Export vino italiano tra vini fermi e sparkling

Nel complesso, nei tre Paesi scende a volume la domanda tendenziale degli sparkling tricolori (-2%) mentre salgono dell’1,2% i fermi (2,15 miliardi di euro), per un totale di 3,4 milioni di ettolitri pari a 452 milioni di bottiglie da 0,75/litri.

Il rendimento stazionario – rileva l’Osservatorio di Unione italiana vini – si riscontra in tutti i mercati, tra alti e bassi a seconda delle tipologie. Tra le buone notizie, la crescita volumica degli spumanti negli Usa (+3,7%) e quella del mercato dei vini fermi in Germania e Uk (attorno al +4%), grazie anche a sensibili miglioramenti di Primitivo, Montepulciano e Nero d’Avola. Per contro, nel primo mercato al mondo soffrono i fermi del Belpaese (-6,6%), mentre le variazioni degli spumanti in Uk e Germania sono negative e si attestano rispettivamente a -5,9% e a -1,4%. Il computo finale segna Uk stabile (+0,1%), Germania in terreno positivo (+3,9) e Usa ancora in calo (-3,5%).

Negli Usa 4 vini fermi su 10 sono low alcol

E proprio negli Stati Uniti è ancora alta l’influenza nella Gdo del brand statunitense che commercializza prodotti low alcol con aromi alla frutta provenienti dall’Italia e in particolare dal Piemonte. Su un totale di 906 milioni di euro relativo agli acquisti di table wines tricolori (vini fermi e frizzanti, esclusi spumanti), l’impresa americana di vino italiano somma vendite per 341 milioni di euro, con un’incidenza sul venduto della tipologia al 38%.

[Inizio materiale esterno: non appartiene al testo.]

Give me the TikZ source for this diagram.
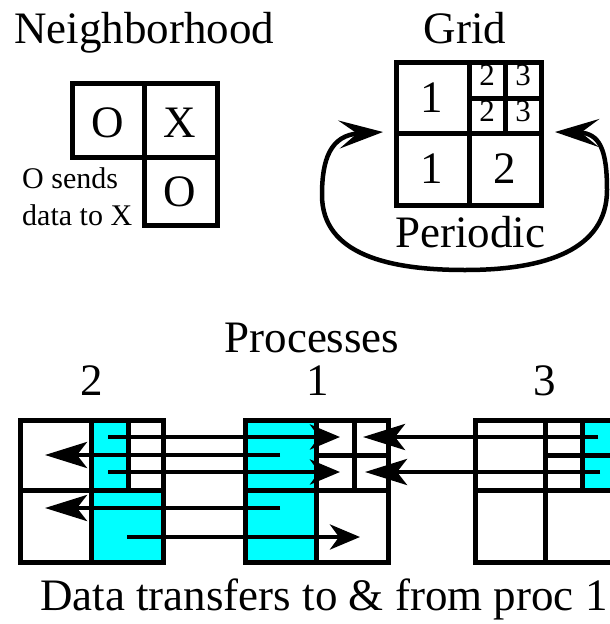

“Il fenomeno deve far riflettere la nostra filiera, perché è la sintesi delle potenzialità multitarget del vino in una fase di forte transizione dei trend di consumo”, ha detto il segretario generale di Unione italiana vini (Uiv), Paolo Castelletti. “Il modello italiano rimane chiaramente quello tradizionale dell’alta qualità e del sistema delle denominazioni, ma ciò non esclude l’apertura verso forme produttive più “laiche”, con “contaminazioni” che assecondino una domanda giovane sempre più disimpegnata e spesso attenta al grado alcolico. Il player statunitense, sfruttando anche il brand Italia, negli ultimi sette anni ha aumentato il proprio business del 500% e non è certo un caso”.